[Met Performance] CID:244140

New Production

Aida
Metropolitan Opera House, Tue, February 3, 1976

Debut : Stanley Perryman, Gilbert Hemsley




Aida (819)
Giuseppe Verdi | Antonio Ghislanzoni
Aida
Leontyne Price

Radamès
James McCracken

Amneris
Marilyn Horne

Amonasro
Cornell MacNeil

Ramfis
Bonaldo Giaiotti

King
James Morris

Messenger
Charles Anthony

Priestess
Marcia Baldwin

Dance
Eleanor Bobb

Dance
Nicolyn Emanuel

Dance
Diana Levy

Dance
William Badolato

Dance
Jack Hertzog

Dance
Stanley Perryman [Debut]


Conductor
James Levine


Director
John Dexter

Set Designer
David Reppa

Costume Designer
Peter J. Hall

Lighting Designer
Gilbert Hemsley [Debut]

Choreographer
Louis Johnson





Aida received twenty-six performances this season.

FUNDING:
Production a gift of the Gramma Fisher Foundation, Marshalltown, Iowa

Review 1:

Review of John Higgins in the London Times

The Met and New York have waited for some time for the first wholly new production under the artistic directorship of James Levine and John Dexter. "Aida" is the chosen opera, and predictably enough, it has been received a little coolly in some quarters. There is a long-running tradition among the critics of giving any new management a roughish reception. The public thinks a little differently, and despite some interval cries of "Bring on the camels" Aida has been a considerable success. It is playing to capacity audiences and looks like it will continue to do so.

John Dexter sees the panoply of "Aida" as something quite close to a fascist display of might. Radames strides onstage, a Wagner Heldentenor in all but his flowing black hair; Amneris is cocooned in Near-Eastern finery; the king is a figure as venerable and remote as the Emperor Altoum in "Turandot." Dexter, abetted by James Levine in the pit, plays up the military music -these Egyptians would go to war at the first hint of a fanfare. The Ethiopians in their simplicity are always the oppressed race, constantly at risk of being trampled on.
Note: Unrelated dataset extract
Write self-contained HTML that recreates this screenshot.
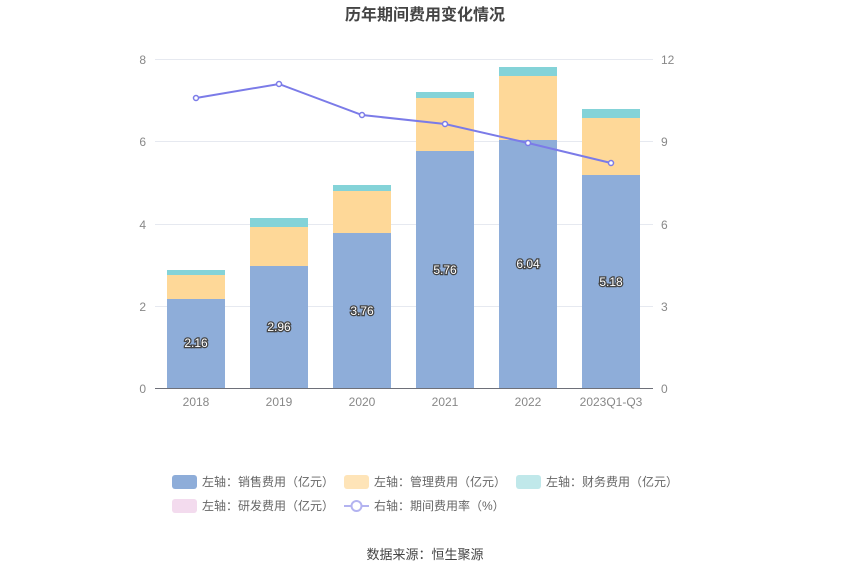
<!DOCTYPE html>
<html><head><meta charset="utf-8"><style>
body{margin:0;background:#fff;}
svg text{font-family:"Liberation Sans","Noto Sans CJK SC",sans-serif;}
</style></head><body>
<svg width="850" height="575" viewBox="0 0 850 575" xmlns="http://www.w3.org/2000/svg">
<text x="425" y="20" text-anchor="middle" font-size="16" font-weight="bold" fill="#444">历年期间费用变化情况</text>
<g stroke="#e6e9f0" stroke-width="1">
<line x1="155" y1="59.5" x2="653" y2="59.5"/>
<line x1="155" y1="141.5" x2="653" y2="141.5"/>
<line x1="155" y1="224.5" x2="653" y2="224.5"/>
<line x1="155" y1="306.5" x2="653" y2="306.5"/>
</g>
<line x1="155" y1="388.5" x2="653" y2="388.5" stroke="#6e7079"/>
<g font-size="12" fill="#888">
<text x="146" y="64" text-anchor="end">8</text>
<text x="146" y="146" text-anchor="end">6</text>
<text x="146" y="229" text-anchor="end">4</text>
<text x="146" y="311" text-anchor="end">2</text>
<text x="146" y="393" text-anchor="end">0</text>
<text x="661" y="64">12</text>
<text x="661" y="146">9</text>
<text x="661" y="229">6</text>
<text x="661" y="311">3</text>
<text x="661" y="393">0</text>
<text x="196" y="406" text-anchor="middle">2018</text>
<text x="279" y="406" text-anchor="middle">2019</text>
<text x="362" y="406" text-anchor="middle">2020</text>
<text x="445" y="406" text-anchor="middle">2021</text>
<text x="528" y="406" text-anchor="middle">2022</text>
<text x="611" y="406" text-anchor="middle">2023Q1-Q3</text>
</g>
<g>
<rect x="167" y="299" width="58" height="89" fill="#8eadd9"/>
<rect x="167" y="275" width="58" height="24" fill="#fed898"/>
<rect x="167" y="270" width="58" height="5" fill="#84d3d8"/>
<rect x="250" y="266" width="58" height="122" fill="#8eadd9"/>
<rect x="250" y="227" width="58" height="39" fill="#fed898"/>
<rect x="250" y="218" width="58" height="9" fill="#84d3d8"/>
<rect x="333" y="233" width="58" height="155" fill="#8eadd9"/>
<rect x="333" y="191" width="58" height="42" fill="#fed898"/>
<rect x="333" y="185" width="58" height="6" fill="#84d3d8"/>
<rect x="416" y="151" width="58" height="237" fill="#8eadd9"/>
<rect x="416" y="98" width="58" height="53" fill="#fed898"/>
<rect x="416" y="92" width="58" height="6" fill="#84d3d8"/>
<rect x="499" y="140" width="58" height="248" fill="#8eadd9"/>
<rect x="499" y="76" width="58" height="64" fill="#fed898"/>
<rect x="499" y="67" width="58" height="9" fill="#84d3d8"/>
<rect x="582" y="175" width="58" height="213" fill="#8eadd9"/>
<rect x="582" y="118" width="58" height="57" fill="#fed898"/>
<rect x="582" y="109" width="58" height="9" fill="#84d3d8"/>
</g>
<g font-size="12" fill="#fff" stroke="#444" stroke-width="2.5" paint-order="stroke" text-anchor="middle">
<text x="196" y="347">2.16</text>
<text x="279" y="331">2.96</text>
<text x="362" y="315">3.76</text>
<text x="445" y="274">5.76</text>
<text x="528" y="268">6.04</text>
<text x="611" y="286">5.18</text>
</g>
<polyline points="196,98 279,84 362,115 445,124 528,143 611,163" fill="none" stroke="#7b7be8" stroke-width="2"/>
<g fill="#fff" stroke="#7b7be8" stroke-width="1.5">
<circle cx="196" cy="98" r="2.5"/><circle cx="279" cy="84" r="2.5"/><circle cx="362" cy="115" r="2.5"/>
<circle cx="445" cy="124" r="2.5"/><circle cx="528" cy="143" r="2.5"/><circle cx="611" cy="163" r="2.5"/>
</g>
<g font-size="12" fill="#666">
<rect x="172" y="475" width="25" height="14" rx="3" fill="#8eadd9"/>
<text x="202" y="486">左轴：销售费用（亿元）</text>
<rect x="344" y="475" width="25" height="14" rx="3" fill="#fee4b8"/>
<text x="374" y="486">左轴：管理费用（亿元）</text>
<rect x="516" y="475" width="25" height="14" rx="3" fill="#c0e8ea"/>
<text x="546" y="486">左轴：财务费用（亿元）</text>
<rect x="172" y="499" width="25" height="14" rx="3" fill="#f3dbee"/>
<text x="202" y="510">左轴：研发费用（亿元）</text>
<line x1="344" y1="506" x2="369" y2="506" stroke="#b3b3f0" stroke-width="2"/>
<circle cx="356.5" cy="506" r="5" fill="#fff" stroke="#b3b3f0" stroke-width="2"/>
<text x="374" y="510">右轴：期间费用率（%）</text>
</g>
<text x="425" y="559" text-anchor="middle" font-size="13" fill="#444">数据来源：恒生聚源</text>
</svg>
</body></html>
The demonstration of the superiority of the master race reaches its climax in the triumph scene. For a few minutes the ballet becomes the focal point of the opera as the Egyptian champion (danced by William Badolato) is matched against the Ethiopian (Stanley Perryman), who is never in with a chance. The Egyptian is chaired off by the crowd much in the manner of Escamillo after a particularly good day in the bullring. Louis Johnson provides some of the most telling choreography I have encountered in "Aida," including that for an androgynous figure in the first act who suggests that the Egyptian court and its religious advisers are leading straight for decadence, if they have not reached it already.

This Egypt has become atrophied in a series of stylized gestures, which have come down from some ancient frieze; hands and palms semaphore, fingertips brush fingertips. At this point John Dexter begins to ask a little too much of some of his singers. There are those who remember the stylization and those who do not.

I have doubts too about seeing "Aida" as a dark Egyptian victory. The curtain goes up on Radames silhouetted against a half golden orb of the sun, and thereafter night takes over. The triumph scene is removed from the conventional African glare and lit only by flaming torches. It looks effective enough, but it is not easy to work out the motivation. On the other hand there is no doubt about the excellence of David Reppa's sets, which climb up, pyramid-fashion, to the sky.

The Egyptians, whatever their military strength, are dwarfed by their own immense creations in stone. Dexter tries to focus down on the human relationships, but he is not helped by a cast of distinctly limited acting ability. Leontyne Price has been singing Aida for many years now, but since first hearing her in 1959 I have noticed little change in the interpretation. She is at her best when she has nothing to do but let that mellow, burnished tone roll forth, as in "O patria mia." This was exquisitely sung, as was the following duet with Radames, "Là tra foreste vergini." Earlier the sumptuousness of the voice had a little roughness around the edges.

Marilyn Horne made much more of a character of Amneris, almost inviolable in her wrappings of silk and glittering brocade. The mezzo is firm, clear and totally unshakable; there may be a dash of gravel in the lower register, but that goes well with Amneris. James McCracken is not the sweetest of Radameses, but that again goes well with Dexter's view of Egyptian oppressors. The lack of honey is easily compensated for by the attack and volume which the size of the Met demands. These two qualities also characterized the Amonasro of Cornell MacNeil. But the most impressive of the male singers was James Morris, a young bass who gets better each time I hear him, as the King.

James Levine is becoming a subtle Verdi conductor. The obviousness and flashiness of his early days are being reined in, and a delicate shading of the score is taking their place. Mr. Levine does not shirk the big moments but makes them all the more effective by the new-found reticence he also coaxes from the orchestra. The Met has acquired a polished, thoughtful Aida, which has ideas without extravagance.